Thinking cache-oblivious means "ignores caches." It's the opposite — it's optimal for caches without naming their parameters. The locality is structural.
Forgetting the tall-cache assumption. M ≥ B² is required for optimal cache-oblivious sorting and the matrix bounds; dropping it breaks the analysis.
Claiming cache-oblivious always beats cache-aware. Cache-aware nails one level's block size and is often faster by a constant; cache-oblivious wins on portability and multi-level optimality.
Stating matrix multiply as Θ(n³/B). The √M factor is the whole point: Θ(n³/(B√M)) — the cache holds a √M × √M block.
Saying vEB search is log₂ N I/Os. It's Θ(log_B N); the level-order/BFS layout is the one that costs log₂ N transfers.
Ignoring recursion overhead / skipping base-case coarsening. Recursing to size 1 is slow in practice; coarsen the base case to a tuned iterative kernel (constants only — the bound is unchanged).
Confusing "optimal at every level" with "perfectly tuned at one level." Cache-oblivious is optimal up to constants everywhere, not constant-optimal anywhere.

Tips & Summary¶

Lead with the definition: "Optimal I/Os without M or B in the code — so optimal at every cache level and on every machine at once." This single line frames the entire topic and its trade-off.
Explain the mechanism in one phrase: "recurse until it fits" — divide-and-conquer passes through every size scale, so it crosses the fits-in-cache threshold for free without knowing where it is.
Memorize the four headline bounds cold: transpose Θ(n²/B), multiply Θ(n³/(B√M)), vEB search Θ(log_B N), funnelsort Θ((N/B) log_{M/B}(N/B)). Note that each matches its cache-aware counterpart.
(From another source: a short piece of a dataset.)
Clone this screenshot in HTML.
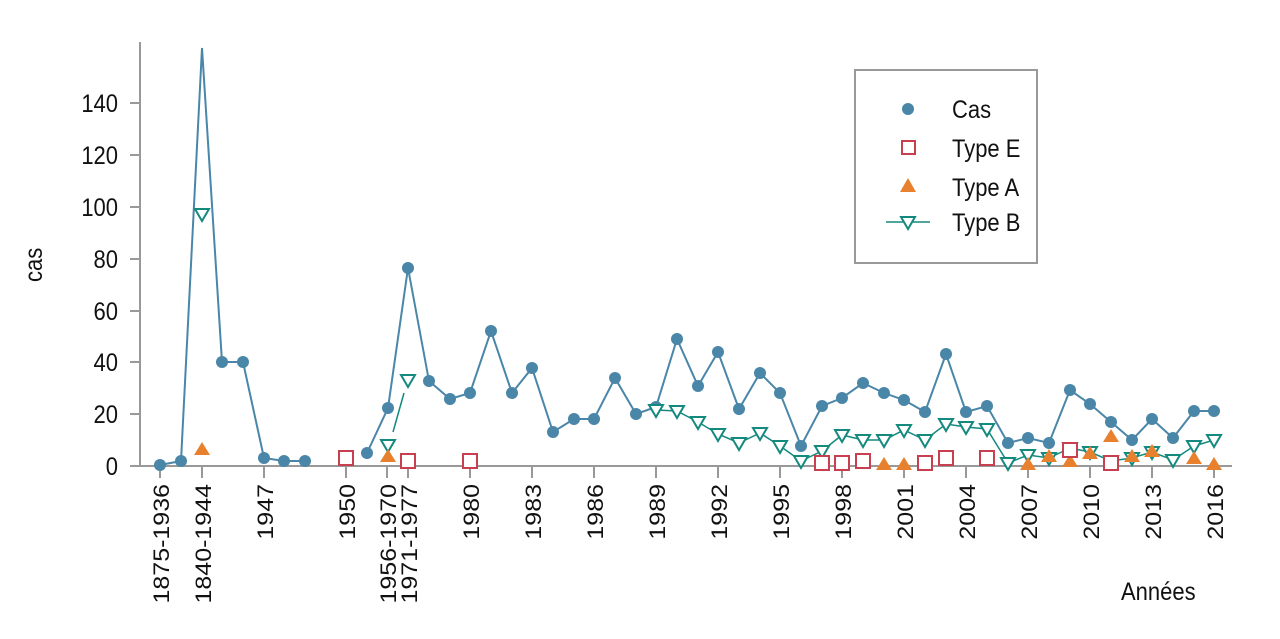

Always cite the tall-cache assumption (M ≥ B²) for funnelsort and the matrix bounds, and explain it as "enough blocks resident, not just enough bytes."
Get the trade-off right: cache-aware = best constant at one tuned level but brittle; cache-oblivious = optimal at every level and portable but a constant factor slower per level. Mention base-case coarsening as the pragmatic bridge.
Tie it to the hierarchy: the memory system is a fractal stack of two-level caches; cache-oblivious code is the one algorithm that is simultaneously good for L1, L2, L3, RAM, and disk — and stays good when the hardware changes.